• **What you should do**: Filter the lines below, copying only those with the string "this".

• **Stored data**:

>>>>

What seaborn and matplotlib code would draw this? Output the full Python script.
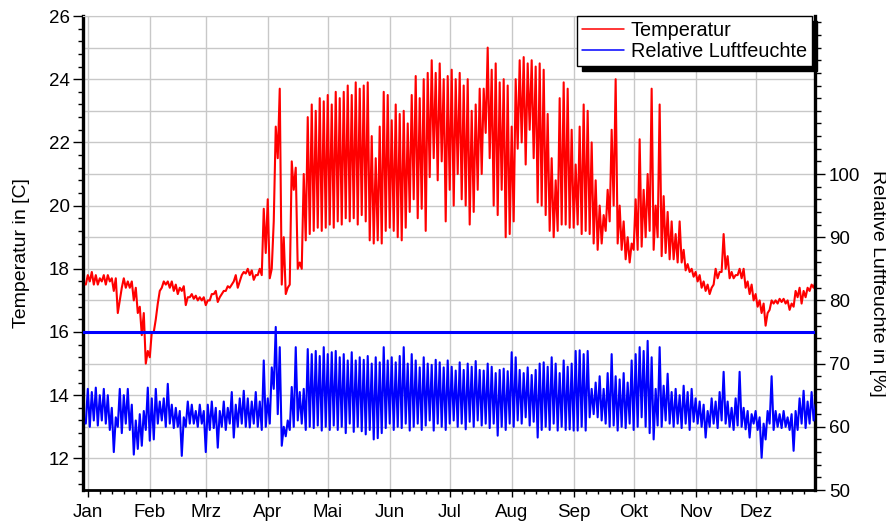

<<<<
>>>>

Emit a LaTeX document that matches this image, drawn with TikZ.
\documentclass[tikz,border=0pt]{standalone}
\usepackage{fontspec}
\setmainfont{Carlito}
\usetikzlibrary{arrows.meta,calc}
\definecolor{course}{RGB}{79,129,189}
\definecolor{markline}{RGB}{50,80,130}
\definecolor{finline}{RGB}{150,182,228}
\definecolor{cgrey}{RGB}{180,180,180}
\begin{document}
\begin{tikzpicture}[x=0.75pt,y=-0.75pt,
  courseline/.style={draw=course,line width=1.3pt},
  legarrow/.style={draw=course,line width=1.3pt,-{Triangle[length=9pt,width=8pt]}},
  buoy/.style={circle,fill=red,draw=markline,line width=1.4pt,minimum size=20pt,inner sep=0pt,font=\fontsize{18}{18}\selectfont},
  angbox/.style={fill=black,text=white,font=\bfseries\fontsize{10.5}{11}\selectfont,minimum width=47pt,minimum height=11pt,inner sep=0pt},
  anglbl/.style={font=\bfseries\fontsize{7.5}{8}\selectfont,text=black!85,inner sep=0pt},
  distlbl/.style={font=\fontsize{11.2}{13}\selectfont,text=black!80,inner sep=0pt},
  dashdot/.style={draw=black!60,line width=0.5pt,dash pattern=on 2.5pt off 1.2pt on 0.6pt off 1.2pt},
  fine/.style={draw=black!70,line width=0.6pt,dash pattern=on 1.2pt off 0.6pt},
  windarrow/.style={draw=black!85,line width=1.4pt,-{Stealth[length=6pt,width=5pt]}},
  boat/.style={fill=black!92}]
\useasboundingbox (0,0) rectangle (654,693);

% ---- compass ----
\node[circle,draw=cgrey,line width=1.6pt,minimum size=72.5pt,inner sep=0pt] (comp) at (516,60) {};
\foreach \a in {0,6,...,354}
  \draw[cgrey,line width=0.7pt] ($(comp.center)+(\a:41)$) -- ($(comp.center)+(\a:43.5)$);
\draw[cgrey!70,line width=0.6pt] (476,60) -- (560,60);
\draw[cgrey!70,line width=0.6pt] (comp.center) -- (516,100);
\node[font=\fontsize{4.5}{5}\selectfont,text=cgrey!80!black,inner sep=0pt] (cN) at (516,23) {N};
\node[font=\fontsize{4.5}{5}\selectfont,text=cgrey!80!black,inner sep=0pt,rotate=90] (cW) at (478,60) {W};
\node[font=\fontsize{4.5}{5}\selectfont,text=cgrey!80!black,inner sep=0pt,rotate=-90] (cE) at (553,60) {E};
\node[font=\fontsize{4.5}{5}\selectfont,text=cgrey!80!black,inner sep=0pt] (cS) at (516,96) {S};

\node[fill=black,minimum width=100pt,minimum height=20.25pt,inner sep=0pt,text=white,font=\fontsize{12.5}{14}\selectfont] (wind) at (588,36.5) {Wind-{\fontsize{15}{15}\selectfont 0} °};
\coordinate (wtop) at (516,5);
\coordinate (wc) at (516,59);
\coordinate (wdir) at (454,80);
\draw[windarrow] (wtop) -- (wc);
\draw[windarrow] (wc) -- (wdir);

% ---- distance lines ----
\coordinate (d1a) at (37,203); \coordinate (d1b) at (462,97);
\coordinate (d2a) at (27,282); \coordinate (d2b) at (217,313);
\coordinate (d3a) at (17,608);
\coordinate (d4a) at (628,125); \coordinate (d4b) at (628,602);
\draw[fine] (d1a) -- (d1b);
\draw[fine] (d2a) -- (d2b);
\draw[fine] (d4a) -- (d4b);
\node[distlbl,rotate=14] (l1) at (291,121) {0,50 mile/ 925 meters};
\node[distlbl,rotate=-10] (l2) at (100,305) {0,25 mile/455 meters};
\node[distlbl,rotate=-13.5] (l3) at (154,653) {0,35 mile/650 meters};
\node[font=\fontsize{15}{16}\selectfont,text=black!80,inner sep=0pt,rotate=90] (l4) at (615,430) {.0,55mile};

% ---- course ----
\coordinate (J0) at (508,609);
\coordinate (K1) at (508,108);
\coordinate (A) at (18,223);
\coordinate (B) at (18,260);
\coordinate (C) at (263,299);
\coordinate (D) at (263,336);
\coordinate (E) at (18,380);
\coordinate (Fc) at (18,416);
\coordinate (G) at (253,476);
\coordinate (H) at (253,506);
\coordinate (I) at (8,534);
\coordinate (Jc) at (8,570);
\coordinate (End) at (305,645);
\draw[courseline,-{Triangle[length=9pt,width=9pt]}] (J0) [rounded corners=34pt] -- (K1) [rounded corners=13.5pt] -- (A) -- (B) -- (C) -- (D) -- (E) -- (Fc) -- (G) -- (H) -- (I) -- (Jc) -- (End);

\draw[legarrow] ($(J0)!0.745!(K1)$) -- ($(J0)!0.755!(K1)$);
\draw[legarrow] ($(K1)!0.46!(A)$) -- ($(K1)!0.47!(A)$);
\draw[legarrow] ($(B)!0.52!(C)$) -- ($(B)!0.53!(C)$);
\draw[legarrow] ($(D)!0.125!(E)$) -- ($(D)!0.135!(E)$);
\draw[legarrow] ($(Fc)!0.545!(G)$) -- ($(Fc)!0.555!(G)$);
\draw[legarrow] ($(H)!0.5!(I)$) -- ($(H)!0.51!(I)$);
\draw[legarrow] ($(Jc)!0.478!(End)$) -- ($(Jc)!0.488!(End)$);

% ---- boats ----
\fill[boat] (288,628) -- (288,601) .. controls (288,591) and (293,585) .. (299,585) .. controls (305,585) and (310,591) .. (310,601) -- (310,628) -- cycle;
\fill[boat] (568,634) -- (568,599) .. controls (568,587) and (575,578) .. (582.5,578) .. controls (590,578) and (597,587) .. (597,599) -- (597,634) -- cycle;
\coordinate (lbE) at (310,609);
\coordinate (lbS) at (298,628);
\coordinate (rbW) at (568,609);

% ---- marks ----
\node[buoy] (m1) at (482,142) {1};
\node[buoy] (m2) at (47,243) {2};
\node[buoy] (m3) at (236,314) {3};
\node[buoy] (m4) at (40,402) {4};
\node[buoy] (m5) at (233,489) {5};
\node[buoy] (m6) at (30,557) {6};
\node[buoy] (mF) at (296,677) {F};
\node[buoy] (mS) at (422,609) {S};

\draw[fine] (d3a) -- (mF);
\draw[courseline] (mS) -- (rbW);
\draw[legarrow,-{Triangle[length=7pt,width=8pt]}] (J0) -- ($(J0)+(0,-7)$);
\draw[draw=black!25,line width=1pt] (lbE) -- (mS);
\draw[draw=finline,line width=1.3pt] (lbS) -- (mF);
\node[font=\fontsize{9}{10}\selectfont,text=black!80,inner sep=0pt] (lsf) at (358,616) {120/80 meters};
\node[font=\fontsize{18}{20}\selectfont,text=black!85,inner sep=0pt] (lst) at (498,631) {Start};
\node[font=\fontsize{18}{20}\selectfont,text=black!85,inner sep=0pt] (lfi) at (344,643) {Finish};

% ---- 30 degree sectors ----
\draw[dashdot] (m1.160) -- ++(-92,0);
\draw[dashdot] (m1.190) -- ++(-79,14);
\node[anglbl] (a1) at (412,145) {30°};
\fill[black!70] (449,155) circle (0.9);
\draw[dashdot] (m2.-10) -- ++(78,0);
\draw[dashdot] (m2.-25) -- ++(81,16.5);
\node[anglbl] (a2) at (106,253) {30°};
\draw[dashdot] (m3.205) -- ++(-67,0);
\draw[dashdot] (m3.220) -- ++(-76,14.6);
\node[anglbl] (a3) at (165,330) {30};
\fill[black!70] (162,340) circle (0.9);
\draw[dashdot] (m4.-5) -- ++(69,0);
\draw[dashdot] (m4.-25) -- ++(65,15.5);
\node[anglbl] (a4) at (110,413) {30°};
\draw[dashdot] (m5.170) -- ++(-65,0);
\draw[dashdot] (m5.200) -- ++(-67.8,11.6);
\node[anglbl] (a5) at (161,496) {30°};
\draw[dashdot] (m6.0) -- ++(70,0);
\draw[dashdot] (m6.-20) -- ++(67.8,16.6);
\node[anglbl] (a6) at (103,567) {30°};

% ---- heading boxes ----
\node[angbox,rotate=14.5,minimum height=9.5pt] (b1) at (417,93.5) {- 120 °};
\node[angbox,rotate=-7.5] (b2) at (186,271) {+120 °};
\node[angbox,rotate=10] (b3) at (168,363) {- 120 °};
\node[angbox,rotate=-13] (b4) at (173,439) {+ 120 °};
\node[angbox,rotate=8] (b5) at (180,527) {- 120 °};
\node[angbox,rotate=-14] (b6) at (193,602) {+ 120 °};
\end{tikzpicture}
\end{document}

<<<<

• **Completed task**:
What seaborn and matplotlib code would draw this? Output the full Python script.
Emit a LaTeX document that matches this image, drawn with TikZ.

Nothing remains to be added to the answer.